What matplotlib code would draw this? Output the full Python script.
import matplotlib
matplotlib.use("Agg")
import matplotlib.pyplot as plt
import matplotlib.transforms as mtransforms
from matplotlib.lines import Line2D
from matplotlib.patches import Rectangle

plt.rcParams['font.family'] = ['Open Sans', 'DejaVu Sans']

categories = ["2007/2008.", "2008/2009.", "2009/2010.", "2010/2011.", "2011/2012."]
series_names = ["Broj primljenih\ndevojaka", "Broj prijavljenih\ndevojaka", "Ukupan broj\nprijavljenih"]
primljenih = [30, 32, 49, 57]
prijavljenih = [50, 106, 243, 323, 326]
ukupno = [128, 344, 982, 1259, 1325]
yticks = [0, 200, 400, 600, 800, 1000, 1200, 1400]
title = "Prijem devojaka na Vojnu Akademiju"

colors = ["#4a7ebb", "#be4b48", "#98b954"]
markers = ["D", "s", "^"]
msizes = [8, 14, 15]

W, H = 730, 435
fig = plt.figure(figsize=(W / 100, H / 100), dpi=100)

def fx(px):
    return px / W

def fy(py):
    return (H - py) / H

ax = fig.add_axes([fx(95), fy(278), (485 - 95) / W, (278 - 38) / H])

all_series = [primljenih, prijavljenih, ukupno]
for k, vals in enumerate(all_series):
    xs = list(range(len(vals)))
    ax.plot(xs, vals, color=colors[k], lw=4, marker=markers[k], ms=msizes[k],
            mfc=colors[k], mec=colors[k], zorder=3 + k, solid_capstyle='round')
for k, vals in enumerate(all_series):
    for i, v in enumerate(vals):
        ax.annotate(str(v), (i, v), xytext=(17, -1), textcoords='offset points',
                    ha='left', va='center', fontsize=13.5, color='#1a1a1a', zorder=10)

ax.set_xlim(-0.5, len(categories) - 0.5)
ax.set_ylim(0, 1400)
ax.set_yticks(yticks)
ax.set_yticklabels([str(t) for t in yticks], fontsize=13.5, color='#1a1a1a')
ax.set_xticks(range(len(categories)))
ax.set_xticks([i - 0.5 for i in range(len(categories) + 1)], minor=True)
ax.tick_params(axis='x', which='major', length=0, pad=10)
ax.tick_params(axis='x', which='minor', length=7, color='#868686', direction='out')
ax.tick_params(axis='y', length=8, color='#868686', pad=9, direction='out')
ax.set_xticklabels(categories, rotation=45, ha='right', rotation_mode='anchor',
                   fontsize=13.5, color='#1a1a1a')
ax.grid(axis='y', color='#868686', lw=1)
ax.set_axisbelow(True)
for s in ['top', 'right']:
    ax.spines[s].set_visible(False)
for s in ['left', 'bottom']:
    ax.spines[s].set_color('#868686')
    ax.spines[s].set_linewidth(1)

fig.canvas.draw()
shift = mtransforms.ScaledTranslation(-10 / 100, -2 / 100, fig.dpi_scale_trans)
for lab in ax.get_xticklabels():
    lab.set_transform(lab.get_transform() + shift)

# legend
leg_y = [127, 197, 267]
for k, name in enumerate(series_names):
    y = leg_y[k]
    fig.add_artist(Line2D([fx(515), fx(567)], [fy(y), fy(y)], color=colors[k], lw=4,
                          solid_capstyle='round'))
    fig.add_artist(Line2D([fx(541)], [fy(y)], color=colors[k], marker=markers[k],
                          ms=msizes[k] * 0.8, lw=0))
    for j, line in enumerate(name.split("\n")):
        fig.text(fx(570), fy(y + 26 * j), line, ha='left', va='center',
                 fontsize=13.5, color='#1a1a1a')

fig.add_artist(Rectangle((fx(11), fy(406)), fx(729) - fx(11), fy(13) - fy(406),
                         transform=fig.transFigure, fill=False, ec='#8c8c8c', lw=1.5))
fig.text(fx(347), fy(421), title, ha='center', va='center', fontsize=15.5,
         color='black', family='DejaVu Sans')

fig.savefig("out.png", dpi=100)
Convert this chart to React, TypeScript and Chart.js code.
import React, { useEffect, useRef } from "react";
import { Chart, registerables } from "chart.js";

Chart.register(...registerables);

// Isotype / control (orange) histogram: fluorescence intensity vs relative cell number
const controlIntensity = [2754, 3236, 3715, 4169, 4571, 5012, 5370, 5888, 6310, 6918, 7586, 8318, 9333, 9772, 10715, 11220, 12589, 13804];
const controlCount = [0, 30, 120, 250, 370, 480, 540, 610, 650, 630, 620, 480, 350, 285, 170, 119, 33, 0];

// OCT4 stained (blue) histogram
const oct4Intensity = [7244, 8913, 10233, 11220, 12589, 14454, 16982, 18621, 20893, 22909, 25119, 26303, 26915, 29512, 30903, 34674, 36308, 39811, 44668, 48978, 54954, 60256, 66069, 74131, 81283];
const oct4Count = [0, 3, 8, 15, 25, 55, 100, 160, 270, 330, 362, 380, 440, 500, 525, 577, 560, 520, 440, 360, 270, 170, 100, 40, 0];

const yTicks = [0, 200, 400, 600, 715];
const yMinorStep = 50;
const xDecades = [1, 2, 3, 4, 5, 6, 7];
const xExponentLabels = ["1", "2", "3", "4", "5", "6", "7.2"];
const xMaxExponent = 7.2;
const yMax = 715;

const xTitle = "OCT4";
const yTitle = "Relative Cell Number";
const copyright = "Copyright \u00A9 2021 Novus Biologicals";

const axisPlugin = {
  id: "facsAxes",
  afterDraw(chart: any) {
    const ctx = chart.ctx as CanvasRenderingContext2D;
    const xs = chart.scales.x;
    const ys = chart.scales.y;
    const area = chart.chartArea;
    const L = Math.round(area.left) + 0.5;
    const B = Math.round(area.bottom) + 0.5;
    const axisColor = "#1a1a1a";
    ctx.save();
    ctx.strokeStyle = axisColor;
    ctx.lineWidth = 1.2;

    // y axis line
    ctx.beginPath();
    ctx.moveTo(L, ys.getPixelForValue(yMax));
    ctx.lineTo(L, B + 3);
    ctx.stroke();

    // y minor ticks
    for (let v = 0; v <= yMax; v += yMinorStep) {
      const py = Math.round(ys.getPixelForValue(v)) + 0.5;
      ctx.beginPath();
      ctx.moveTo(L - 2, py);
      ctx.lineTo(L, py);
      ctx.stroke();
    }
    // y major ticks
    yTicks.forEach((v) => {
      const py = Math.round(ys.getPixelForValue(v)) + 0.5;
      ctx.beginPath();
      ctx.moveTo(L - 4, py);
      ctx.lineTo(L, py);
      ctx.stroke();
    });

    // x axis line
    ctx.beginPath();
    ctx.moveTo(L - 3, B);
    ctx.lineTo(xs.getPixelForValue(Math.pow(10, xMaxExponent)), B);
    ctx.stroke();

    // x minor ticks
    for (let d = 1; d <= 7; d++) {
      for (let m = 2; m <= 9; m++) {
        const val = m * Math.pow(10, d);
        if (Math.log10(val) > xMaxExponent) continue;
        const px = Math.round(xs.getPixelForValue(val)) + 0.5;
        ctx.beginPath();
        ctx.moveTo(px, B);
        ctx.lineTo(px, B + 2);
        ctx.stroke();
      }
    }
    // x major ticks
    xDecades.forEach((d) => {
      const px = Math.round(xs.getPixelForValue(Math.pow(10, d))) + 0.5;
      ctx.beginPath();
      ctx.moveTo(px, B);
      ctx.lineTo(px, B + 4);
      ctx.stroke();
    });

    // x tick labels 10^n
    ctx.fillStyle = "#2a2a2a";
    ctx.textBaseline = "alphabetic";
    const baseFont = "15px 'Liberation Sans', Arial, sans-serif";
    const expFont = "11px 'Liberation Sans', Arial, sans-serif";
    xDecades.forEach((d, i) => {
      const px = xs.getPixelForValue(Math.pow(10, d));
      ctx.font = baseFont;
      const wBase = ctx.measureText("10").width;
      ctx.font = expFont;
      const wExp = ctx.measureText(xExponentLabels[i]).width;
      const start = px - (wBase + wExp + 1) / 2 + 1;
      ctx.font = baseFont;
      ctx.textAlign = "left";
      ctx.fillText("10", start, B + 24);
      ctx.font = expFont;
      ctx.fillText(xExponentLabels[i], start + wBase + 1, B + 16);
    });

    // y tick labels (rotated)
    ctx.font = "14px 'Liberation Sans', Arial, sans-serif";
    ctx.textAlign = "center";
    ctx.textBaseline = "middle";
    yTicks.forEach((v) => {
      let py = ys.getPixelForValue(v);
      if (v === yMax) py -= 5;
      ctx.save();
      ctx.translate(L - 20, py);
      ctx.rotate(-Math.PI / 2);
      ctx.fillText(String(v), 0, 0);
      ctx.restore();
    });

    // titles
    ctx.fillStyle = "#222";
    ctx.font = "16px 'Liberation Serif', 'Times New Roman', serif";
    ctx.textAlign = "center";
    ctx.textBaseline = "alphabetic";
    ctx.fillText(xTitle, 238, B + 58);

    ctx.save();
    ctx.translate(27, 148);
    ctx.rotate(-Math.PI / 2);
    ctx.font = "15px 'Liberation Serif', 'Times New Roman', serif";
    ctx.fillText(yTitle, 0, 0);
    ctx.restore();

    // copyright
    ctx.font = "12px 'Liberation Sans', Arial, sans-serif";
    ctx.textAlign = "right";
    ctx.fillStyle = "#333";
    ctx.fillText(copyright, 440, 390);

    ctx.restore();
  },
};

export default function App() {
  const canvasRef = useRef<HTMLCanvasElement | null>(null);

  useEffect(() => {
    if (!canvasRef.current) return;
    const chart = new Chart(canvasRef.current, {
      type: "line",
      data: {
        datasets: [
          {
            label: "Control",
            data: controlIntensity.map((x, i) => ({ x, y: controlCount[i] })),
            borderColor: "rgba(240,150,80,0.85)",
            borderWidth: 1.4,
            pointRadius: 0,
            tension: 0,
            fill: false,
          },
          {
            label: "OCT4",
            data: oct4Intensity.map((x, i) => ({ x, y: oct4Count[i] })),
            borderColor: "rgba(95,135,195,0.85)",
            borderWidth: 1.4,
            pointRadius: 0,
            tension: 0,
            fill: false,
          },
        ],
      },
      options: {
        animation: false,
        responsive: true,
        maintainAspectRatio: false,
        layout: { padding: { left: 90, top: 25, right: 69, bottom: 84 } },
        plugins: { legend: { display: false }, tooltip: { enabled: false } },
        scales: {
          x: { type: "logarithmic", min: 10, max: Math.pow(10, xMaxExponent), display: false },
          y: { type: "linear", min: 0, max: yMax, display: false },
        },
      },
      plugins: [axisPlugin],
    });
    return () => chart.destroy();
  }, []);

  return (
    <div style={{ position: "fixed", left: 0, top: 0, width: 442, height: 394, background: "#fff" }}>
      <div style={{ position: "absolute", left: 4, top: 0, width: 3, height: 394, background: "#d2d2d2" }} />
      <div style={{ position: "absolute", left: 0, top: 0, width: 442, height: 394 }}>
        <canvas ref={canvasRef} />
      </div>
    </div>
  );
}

_ _ _ _ _

◆ REQUIRED WORK
Restate the first line and every line after it, word for word, stopping once the line with "fontsize=13.5, color='#1a1a1a', zorder=10)" is done.

◆ WORKED ANSWER
What matplotlib code would draw this? Output the full Python script.
import matplotlib
matplotlib.use("Agg")
import matplotlib.pyplot as plt
import matplotlib.transforms as mtransforms
from matplotlib.lines import Line2D
from matplotlib.patches import Rectangle

plt.rcParams['font.family'] = ['Open Sans', 'DejaVu Sans']

categories = ["2007/2008.", "2008/2009.", "2009/2010.", "2010/2011.", "2011/2012."]
series_names = ["Broj primljenih\ndevojaka", "Broj prijavljenih\ndevojaka", "Ukupan broj\nprijavljenih"]
primljenih = [30, 32, 49, 57]
prijavljenih = [50, 106, 243, 323, 326]
ukupno = [128, 344, 982, 1259, 1325]
yticks = [0, 200, 400, 600, 800, 1000, 1200, 1400]
title = "Prijem devojaka na Vojnu Akademiju"

colors = ["#4a7ebb", "#be4b48", "#98b954"]
markers = ["D", "s", "^"]
msizes = [8, 14, 15]

W, H = 730, 435
fig = plt.figure(figsize=(W / 100, H / 100), dpi=100)

def fx(px):
    return px / W

def fy(py):
    return (H - py) / H

ax = fig.add_axes([fx(95), fy(278), (485 - 95) / W, (278 - 38) / H])

all_series = [primljenih, prijavljenih, ukupno]
for k, vals in enumerate(all_series):
    xs = list(range(len(vals)))
    ax.plot(xs, vals, color=colors[k], lw=4, marker=markers[k], ms=msizes[k],
            mfc=colors[k], mec=colors[k], zorder=3 + k, solid_capstyle='round')
for k, vals in enumerate(all_series):
    for i, v in enumerate(vals):
        ax.annotate(str(v), (i, v), xytext=(17, -1), textcoords='offset points',
                    ha='left', va='center', fontsize=13.5, color='#1a1a1a', zorder=10)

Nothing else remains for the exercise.